Solid gold (aka frozen homemade chicken stock cubes)

We make our own chicken stock from roast chicken carcasses and veg scraps and recently started freezing batches in icecube trays.

This way we can just grab one or two out of the freezer and add them to brown rice, cous cous, gravy and other sauces. It’s been an absolute flavour game changer!

We also sometimes make “dog blocks” if the chicken carcass is a bit too old to make stock (sometimes it’s too hot that day or we’re too busy).

We just boil the carcass in a pot of water with nothing added. We cool, strain and freeze the broth in ice cube trays. It’s the perfect cooling and hydrating snack for Matilda on hot days!

Compost

Even if you’re diligent with your food audits and using up scrappy food, there will still be some stuff you can’t use, like banana peels, onion skins, eggshells, avocado skin etc. If you use paper towels, newspapers etc you can also compost them. Composting closes the food waste cycle, and gives you beautiful rich soil to use in your garden.

If you have a worm farm instead (in some ways this is better than compost because you get the beautiful fertilising worm juice and castings) just be aware that there are a few things worms don’t like.

Some small bits here and there are probably ok, but it’s best to avoid citrus peels, lots of onions, and eggshells. Definitely avoid meat, dairy and cooked foods. The instructions that come with your worm farm should give more details.

Image shows an open rotating black compost bin. Inside the compost bin is black compost, eggshells, paper, green plant material, and other assorted food scraps.
Black gold (aka compost)

In conclusion

There are plenty of ways to reduce your food waste, and anyone can do it. You just need to have an open mind and a desire to do better.

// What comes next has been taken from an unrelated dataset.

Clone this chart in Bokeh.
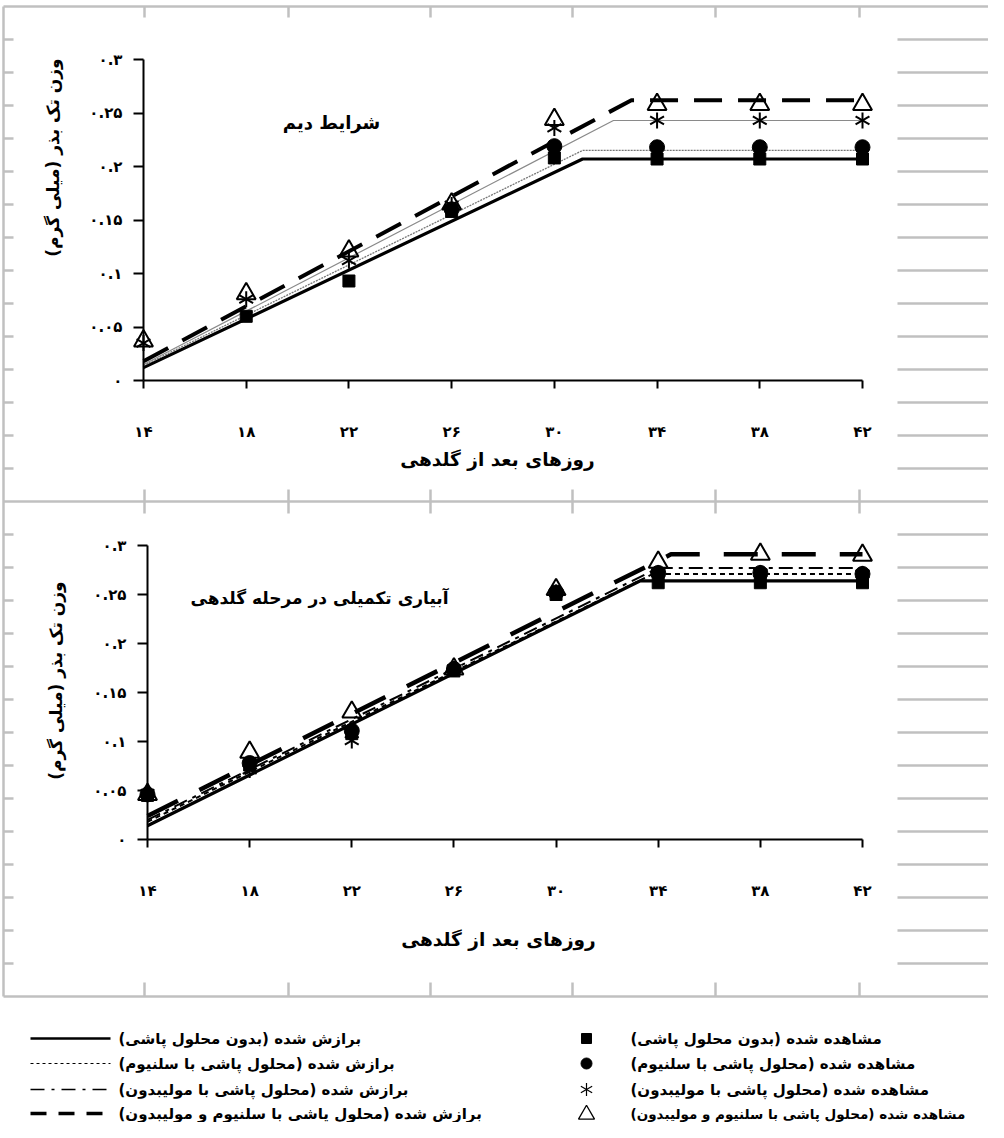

If 300kg + per adult, per year of food waste is normal, we’ve reduced ours by about 99.5%. With relatively little effort. Imagine if every Australian did the same! Even just halving the amount of food waste you produce would make a big difference.

Have you tried using any of these methods to reduce your food waste?

Do you have any other other tips for reducing food waste?

I’d love to hear your experiences in the comments!